The lines to extract run from the first line of the material below to the line containing "(\c) at (\x,0);", both included; leave the pictures behind.

SUPPLIED DATA:
● ● ●

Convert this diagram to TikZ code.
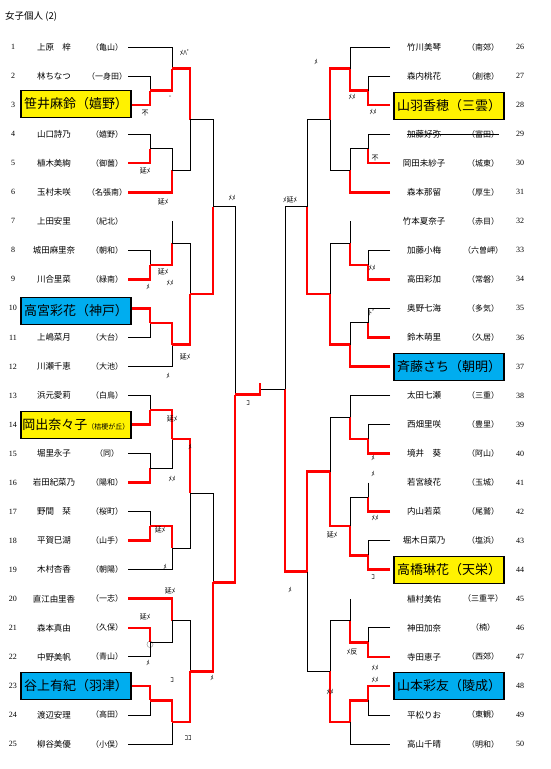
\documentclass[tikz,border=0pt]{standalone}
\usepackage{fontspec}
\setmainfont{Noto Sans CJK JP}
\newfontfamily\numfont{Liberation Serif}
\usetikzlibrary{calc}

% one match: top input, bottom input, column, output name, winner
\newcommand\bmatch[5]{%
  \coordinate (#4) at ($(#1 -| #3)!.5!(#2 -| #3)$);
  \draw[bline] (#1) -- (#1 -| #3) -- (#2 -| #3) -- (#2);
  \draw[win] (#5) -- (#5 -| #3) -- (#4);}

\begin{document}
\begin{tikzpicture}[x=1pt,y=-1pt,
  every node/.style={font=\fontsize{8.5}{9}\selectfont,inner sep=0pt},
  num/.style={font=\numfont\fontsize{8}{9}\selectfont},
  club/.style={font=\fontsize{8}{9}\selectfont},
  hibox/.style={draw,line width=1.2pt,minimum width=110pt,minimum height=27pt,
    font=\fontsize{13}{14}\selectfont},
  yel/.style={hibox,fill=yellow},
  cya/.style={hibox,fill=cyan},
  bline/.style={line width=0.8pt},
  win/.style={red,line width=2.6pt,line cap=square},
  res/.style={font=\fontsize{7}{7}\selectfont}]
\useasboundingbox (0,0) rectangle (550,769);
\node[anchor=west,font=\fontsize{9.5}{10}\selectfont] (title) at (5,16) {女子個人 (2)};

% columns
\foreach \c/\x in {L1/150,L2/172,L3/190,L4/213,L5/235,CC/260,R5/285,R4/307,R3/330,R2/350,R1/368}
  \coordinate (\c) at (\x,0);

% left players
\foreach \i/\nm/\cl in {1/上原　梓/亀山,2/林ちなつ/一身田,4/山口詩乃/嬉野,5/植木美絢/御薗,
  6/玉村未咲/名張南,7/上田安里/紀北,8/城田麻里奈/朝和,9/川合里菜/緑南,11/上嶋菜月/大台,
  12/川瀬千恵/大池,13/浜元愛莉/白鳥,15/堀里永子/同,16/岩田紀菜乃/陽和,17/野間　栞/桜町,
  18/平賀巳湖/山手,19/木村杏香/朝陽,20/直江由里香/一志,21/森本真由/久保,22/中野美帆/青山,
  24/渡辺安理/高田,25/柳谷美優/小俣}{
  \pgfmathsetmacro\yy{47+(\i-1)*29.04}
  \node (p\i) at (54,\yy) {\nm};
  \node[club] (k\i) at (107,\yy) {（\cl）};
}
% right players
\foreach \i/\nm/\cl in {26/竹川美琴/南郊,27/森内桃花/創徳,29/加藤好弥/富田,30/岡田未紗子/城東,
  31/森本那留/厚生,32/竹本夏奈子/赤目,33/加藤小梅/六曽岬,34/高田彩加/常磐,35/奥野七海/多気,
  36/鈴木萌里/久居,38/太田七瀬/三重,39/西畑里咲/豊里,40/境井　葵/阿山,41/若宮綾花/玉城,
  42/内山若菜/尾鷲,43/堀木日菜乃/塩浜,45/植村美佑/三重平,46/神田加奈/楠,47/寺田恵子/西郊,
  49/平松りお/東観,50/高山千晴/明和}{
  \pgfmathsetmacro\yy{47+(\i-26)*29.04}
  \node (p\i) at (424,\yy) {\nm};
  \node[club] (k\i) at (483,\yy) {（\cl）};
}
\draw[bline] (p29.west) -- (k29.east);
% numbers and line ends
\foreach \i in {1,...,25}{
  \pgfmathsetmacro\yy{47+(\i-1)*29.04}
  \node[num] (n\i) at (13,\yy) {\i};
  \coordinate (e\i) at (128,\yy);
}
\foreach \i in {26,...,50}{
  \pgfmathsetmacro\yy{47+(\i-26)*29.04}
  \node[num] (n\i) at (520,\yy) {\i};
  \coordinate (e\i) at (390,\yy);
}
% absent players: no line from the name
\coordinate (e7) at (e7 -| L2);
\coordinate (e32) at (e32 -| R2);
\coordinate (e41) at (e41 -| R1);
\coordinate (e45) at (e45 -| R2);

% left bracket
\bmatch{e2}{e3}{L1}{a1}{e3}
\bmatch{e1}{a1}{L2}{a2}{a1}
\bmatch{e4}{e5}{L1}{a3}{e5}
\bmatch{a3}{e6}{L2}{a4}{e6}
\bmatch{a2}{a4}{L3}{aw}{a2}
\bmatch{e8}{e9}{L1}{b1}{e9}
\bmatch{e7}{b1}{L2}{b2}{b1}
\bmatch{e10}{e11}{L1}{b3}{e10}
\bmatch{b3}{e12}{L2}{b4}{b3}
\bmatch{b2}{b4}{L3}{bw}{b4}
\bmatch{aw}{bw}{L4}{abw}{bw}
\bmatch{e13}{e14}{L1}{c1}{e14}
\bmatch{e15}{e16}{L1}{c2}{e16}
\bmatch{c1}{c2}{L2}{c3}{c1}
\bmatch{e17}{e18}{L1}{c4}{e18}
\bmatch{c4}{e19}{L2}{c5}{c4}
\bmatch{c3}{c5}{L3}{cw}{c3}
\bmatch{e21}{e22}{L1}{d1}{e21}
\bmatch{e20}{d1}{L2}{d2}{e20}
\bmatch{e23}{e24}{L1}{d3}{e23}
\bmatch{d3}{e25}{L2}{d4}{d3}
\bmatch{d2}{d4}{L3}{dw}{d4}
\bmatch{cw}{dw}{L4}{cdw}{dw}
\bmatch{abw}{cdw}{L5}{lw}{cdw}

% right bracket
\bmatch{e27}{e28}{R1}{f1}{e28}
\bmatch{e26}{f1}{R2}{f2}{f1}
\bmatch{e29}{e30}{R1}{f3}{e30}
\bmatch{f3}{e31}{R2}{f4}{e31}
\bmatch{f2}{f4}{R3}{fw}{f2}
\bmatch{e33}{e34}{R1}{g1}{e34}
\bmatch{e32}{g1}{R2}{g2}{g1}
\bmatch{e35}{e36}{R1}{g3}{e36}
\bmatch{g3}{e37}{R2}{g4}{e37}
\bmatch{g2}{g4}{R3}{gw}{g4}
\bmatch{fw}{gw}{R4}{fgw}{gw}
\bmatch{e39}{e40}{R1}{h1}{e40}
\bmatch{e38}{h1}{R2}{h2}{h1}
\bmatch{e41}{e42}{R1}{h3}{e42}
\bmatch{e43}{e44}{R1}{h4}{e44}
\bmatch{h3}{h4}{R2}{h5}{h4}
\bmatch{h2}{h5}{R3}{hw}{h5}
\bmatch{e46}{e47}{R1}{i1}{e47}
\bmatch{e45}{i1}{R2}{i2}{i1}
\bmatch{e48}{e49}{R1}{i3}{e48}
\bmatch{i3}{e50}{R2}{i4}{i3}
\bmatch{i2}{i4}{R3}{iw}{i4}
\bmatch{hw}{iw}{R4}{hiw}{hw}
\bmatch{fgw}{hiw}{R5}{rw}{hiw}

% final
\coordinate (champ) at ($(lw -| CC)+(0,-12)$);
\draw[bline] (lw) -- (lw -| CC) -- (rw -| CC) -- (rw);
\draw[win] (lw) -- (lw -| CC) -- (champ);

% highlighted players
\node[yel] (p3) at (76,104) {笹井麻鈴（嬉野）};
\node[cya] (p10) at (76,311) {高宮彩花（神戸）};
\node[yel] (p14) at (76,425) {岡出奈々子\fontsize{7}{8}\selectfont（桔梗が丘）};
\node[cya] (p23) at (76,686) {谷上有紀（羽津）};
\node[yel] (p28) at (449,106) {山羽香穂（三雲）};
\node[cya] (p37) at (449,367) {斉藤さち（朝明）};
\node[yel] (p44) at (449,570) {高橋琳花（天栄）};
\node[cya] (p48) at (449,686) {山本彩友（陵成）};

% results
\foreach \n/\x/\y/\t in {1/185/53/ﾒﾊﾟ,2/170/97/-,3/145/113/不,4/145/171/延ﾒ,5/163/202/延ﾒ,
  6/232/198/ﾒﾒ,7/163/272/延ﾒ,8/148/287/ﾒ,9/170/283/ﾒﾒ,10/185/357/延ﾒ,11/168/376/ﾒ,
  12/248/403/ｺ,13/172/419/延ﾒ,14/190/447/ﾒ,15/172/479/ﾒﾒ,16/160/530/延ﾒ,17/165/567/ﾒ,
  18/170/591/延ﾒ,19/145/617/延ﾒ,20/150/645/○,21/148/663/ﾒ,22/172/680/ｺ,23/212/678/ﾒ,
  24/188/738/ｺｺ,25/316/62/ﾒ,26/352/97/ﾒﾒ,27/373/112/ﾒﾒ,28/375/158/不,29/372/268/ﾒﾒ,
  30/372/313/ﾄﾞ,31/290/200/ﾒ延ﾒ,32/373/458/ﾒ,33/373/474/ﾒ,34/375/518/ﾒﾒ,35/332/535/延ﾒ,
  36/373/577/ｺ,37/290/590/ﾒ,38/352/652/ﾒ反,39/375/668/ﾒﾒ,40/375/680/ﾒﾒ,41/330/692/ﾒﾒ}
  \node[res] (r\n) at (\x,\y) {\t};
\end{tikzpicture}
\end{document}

● ● ●

RESPONSE TO THIS TASK:
Convert this diagram to TikZ code.
\documentclass[tikz,border=0pt]{standalone}
\usepackage{fontspec}
\setmainfont{Noto Sans CJK JP}
\newfontfamily\numfont{Liberation Serif}
\usetikzlibrary{calc}

% one match: top input, bottom input, column, output name, winner
\newcommand\bmatch[5]{%
  \coordinate (#4) at ($(#1 -| #3)!.5!(#2 -| #3)$);
  \draw[bline] (#1) -- (#1 -| #3) -- (#2 -| #3) -- (#2);
  \draw[win] (#5) -- (#5 -| #3) -- (#4);}

\begin{document}
\begin{tikzpicture}[x=1pt,y=-1pt,
  every node/.style={font=\fontsize{8.5}{9}\selectfont,inner sep=0pt},
  num/.style={font=\numfont\fontsize{8}{9}\selectfont},
  club/.style={font=\fontsize{8}{9}\selectfont},
  hibox/.style={draw,line width=1.2pt,minimum width=110pt,minimum height=27pt,
    font=\fontsize{13}{14}\selectfont},
  yel/.style={hibox,fill=yellow},
  cya/.style={hibox,fill=cyan},
  bline/.style={line width=0.8pt},
  win/.style={red,line width=2.6pt,line cap=square},
  res/.style={font=\fontsize{7}{7}\selectfont}]
\useasboundingbox (0,0) rectangle (550,769);
\node[anchor=west,font=\fontsize{9.5}{10}\selectfont] (title) at (5,16) {女子個人 (2)};

% columns
\foreach \c/\x in {L1/150,L2/172,L3/190,L4/213,L5/235,CC/260,R5/285,R4/307,R3/330,R2/350,R1/368}
  \coordinate (\c) at (\x,0);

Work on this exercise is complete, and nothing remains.